Cognos Consumer Insight analyzes data from multiple sources and provides a number of capabilities such as standard reports on volume and evolving topics are included as well as sentiment and affinity analysis. It is an on-premise solution that uses a third party service to pull in data from all the various social media sources. IBM has built the product to be very robust and scalable and believes its research group has provided some strong sentiment analysis algorithms.

The interesting part of all this to me is the ability to bring social media data and analysis to bear on the construction of predictive analytic models and business rules in transactional applications. For instance, using social media analytics to understand that a particular offer seems to generate negative sentiment even though it also generates sales and feeding this back to reduce the “value” of this offer to my cross-sell decision service.
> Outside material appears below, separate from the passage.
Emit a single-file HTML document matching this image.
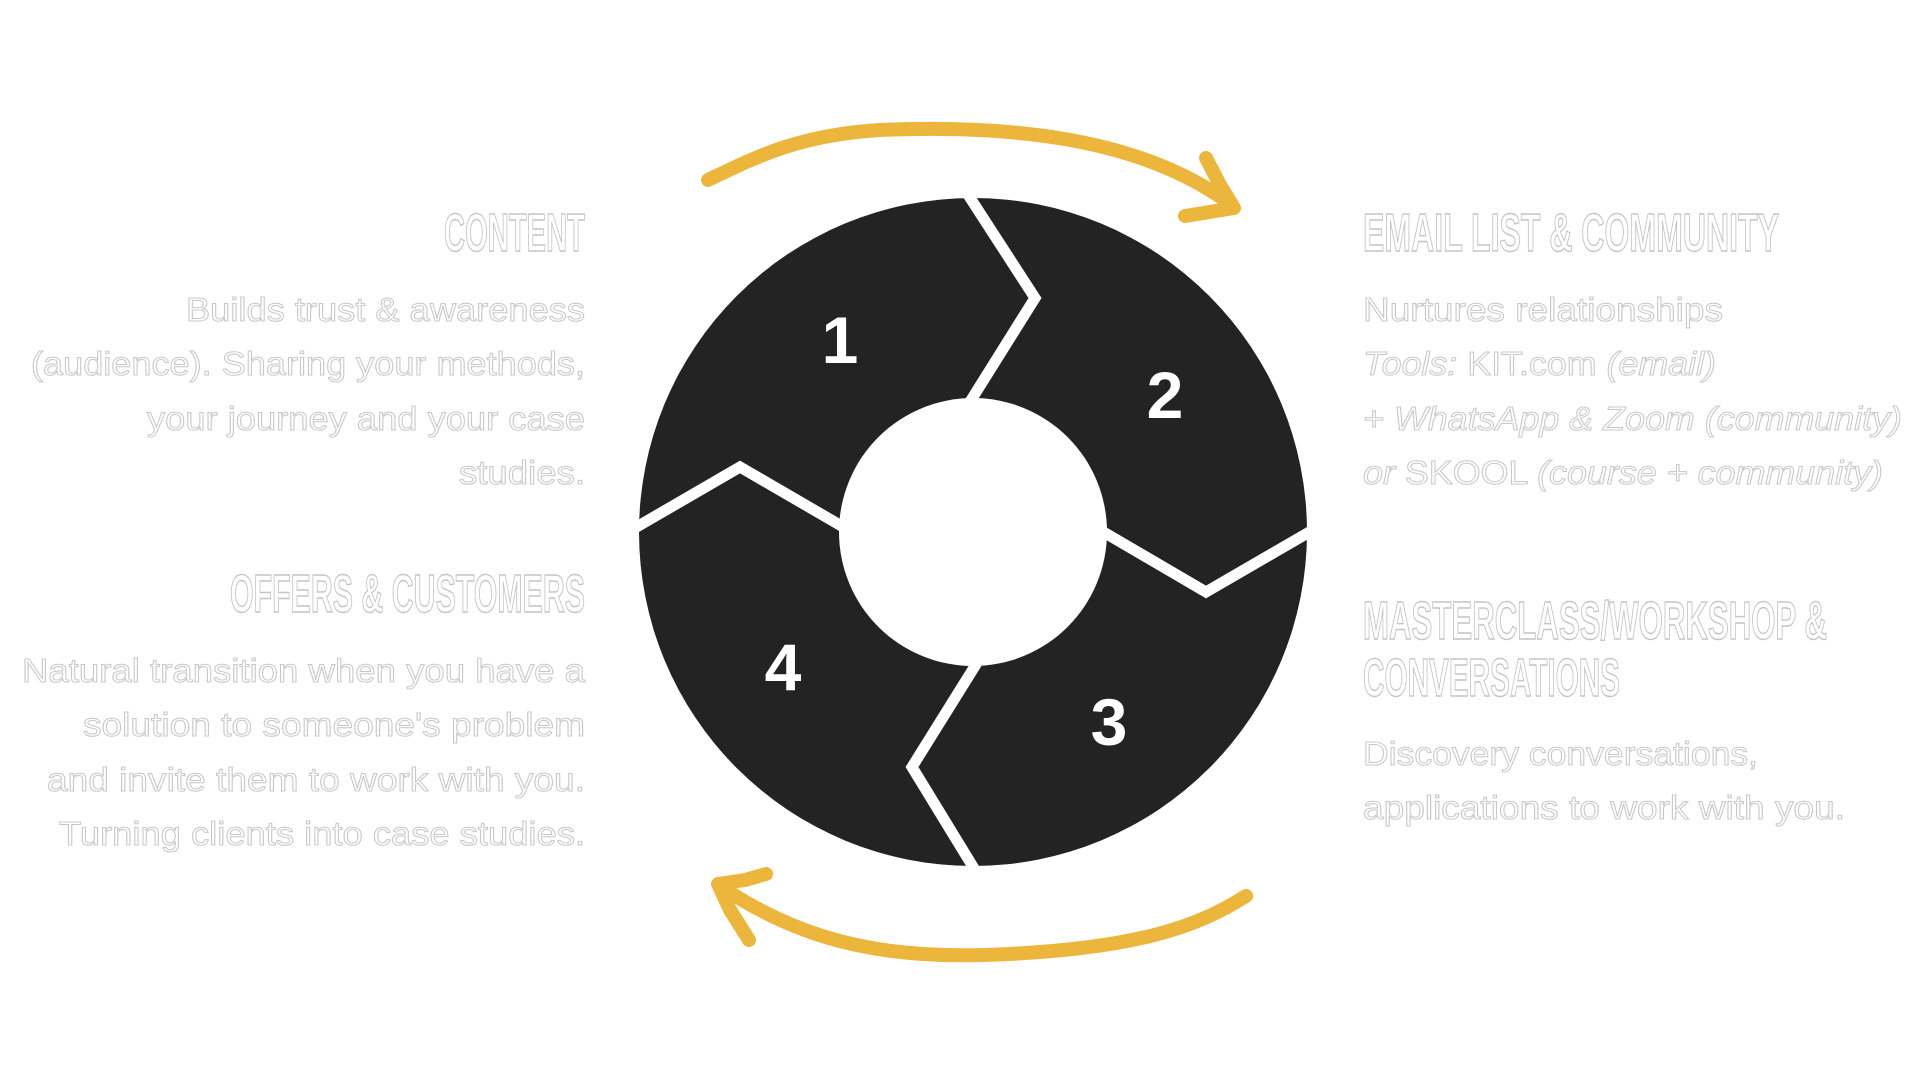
<!DOCTYPE html>
<html><head><meta charset="utf-8"><style>
html,body{margin:0;padding:0;background:#fff;width:1920px;height:1080px;overflow:hidden}
svg{display:block}
.h{font-family:"Liberation Sans Narrow","Liberation Sans",sans-serif;font-weight:bold;font-size:54px;fill:#fff;stroke:#c4c4c4;stroke-width:1.4}
.b{font-family:"Liberation Sans",sans-serif;font-size:33px;fill:#fff;stroke:#c8c8c8;stroke-width:1}
.n{font-family:"Liberation Sans Narrow","Liberation Sans",sans-serif;font-weight:bold;font-size:66px;fill:#fff}
</style></head><body>
<svg width="1920" height="1080" viewBox="0 0 1920 1080" xmlns="http://www.w3.org/2000/svg">
<circle cx="973" cy="532" r="334" fill="#232323"/>
<circle cx="973" cy="532" r="134" fill="#fff"/>
<g fill="none" stroke="#fff" stroke-width="11" stroke-linejoin="miter" stroke-linecap="butt">
<polyline points="965,190 1035,298 968,405"/>
<polyline points="1100,530 1206,592 1318,527"/>
<polyline points="980,658 912,767 978,875"/>
<polyline points="628,532 740,467 845,528"/>
</g>
<text class="n" x="840" y="363" text-anchor="middle">1</text>
<text class="n" x="1165" y="418" text-anchor="middle">2</text>
<text class="n" x="1109" y="745" text-anchor="middle">3</text>
<text class="n" x="783" y="690" text-anchor="middle">4</text>
<g fill="none" stroke="#ECB63C" stroke-width="14" stroke-linecap="round" stroke-linejoin="round">
<path d="M708,180 C760,155 800,135 880,130 C1000,125 1130,135 1222,198"/>
<path d="M1206,158 L1220,185 L1234,208 L1185,216"/>
<path d="M1246,896 C1200,925 1140,950 984,955 C880,958 800,940 720,886"/>
<path d="M766,874 L745,880 L718,884 L730,910 L749,940"/>
</g>
<text class="h" x="585" y="251" text-anchor="end" textLength="141" lengthAdjust="spacingAndGlyphs">CONTENT</text>
<text class="b" x="585" y="321" text-anchor="end" textLength="399" lengthAdjust="spacingAndGlyphs">Builds trust &amp; awareness</text>
<text class="b" x="585" y="375" text-anchor="end" textLength="554" lengthAdjust="spacingAndGlyphs">(audience). Sharing your methods,</text>
<text class="b" x="585" y="430" text-anchor="end" textLength="438" lengthAdjust="spacingAndGlyphs">your journey and your case</text>
<text class="b" x="585" y="484" text-anchor="end" textLength="126" lengthAdjust="spacingAndGlyphs">studies.</text>
<text class="h" x="585" y="612" text-anchor="end" textLength="355" lengthAdjust="spacingAndGlyphs">OFFERS &amp; CUSTOMERS</text>
<text class="b" x="585" y="682" text-anchor="end" textLength="563" lengthAdjust="spacingAndGlyphs">Natural transition when you have a</text>
<text class="b" x="585" y="736" text-anchor="end" textLength="502" lengthAdjust="spacingAndGlyphs">solution to someone's problem</text>
<text class="b" x="585" y="791" text-anchor="end" textLength="538" lengthAdjust="spacingAndGlyphs">and invite them to work with you.</text>
<text class="b" x="585" y="845" text-anchor="end" textLength="526" lengthAdjust="spacingAndGlyphs">Turning clients into case studies.</text>
<text class="h" x="1363" y="251" textLength="416" lengthAdjust="spacingAndGlyphs">EMAIL LIST &amp; COMMUNITY</text>
<text class="b" x="1363" y="321" textLength="360" lengthAdjust="spacingAndGlyphs">Nurtures relationships</text>
<text class="b" x="1363" y="375" textLength="353" lengthAdjust="spacingAndGlyphs"><tspan font-style="italic">Tools:</tspan> KIT.com <tspan font-style="italic">(email)</tspan></text>
<text class="b" x="1363" y="430" font-style="italic" textLength="539" lengthAdjust="spacingAndGlyphs">+ WhatsApp &amp; Zoom (community)</text>
<text class="b" x="1363" y="484" textLength="520" lengthAdjust="spacingAndGlyphs"><tspan font-style="italic">or</tspan>  SKOOL <tspan font-style="italic">(course + community)</tspan></text>
<text class="h" x="1363" y="639" textLength="464" lengthAdjust="spacingAndGlyphs">MASTERCLASS/WORKSHOP &amp;</text>
<text class="h" x="1363" y="696" textLength="257" lengthAdjust="spacingAndGlyphs">CONVERSATIONS</text>
<text class="b" x="1363" y="765" textLength="395" lengthAdjust="spacingAndGlyphs">Discovery conversations,</text>
<text class="b" x="1363" y="819" textLength="482" lengthAdjust="spacingAndGlyphs">applications to work with you.</text>
</svg>
</body></html>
IBM showed how the insight from social media analytics can be integrated with SPSS. One of the key things in social media is the search for advocates. Typically 5% of those participating are “engaged authors” and regularly respond to the comments of others while 75% are casual, only posting once in a while and the remaining 20% just passively listen. Predicting who might become an advocate can be a powerful tool as it would help focus outreach and marketing on those who can be converted to active advocates. One customer for instance clustered online personas (bloggers) into various segments and then built a predictive model showing how likely a particular campaign would be to drive bloggers into more valuable segments. This model then drove campaign choices. Another example might be determining that discussions of coverage is a big predictor of churn and rebuilding a predictive model to include social media data so that this can be included to improve the lift of the model.

Cognos Consumer Insight outputs can be loaded directly into SPSS Modeler as data sources, allowing them to drive predictive modeling and allowing them also to be integrated with other data sources like survey results, sales data, CRM data etc.

IBM has also done some work on integrating this with Cognos 10, Unica and Coremetrics.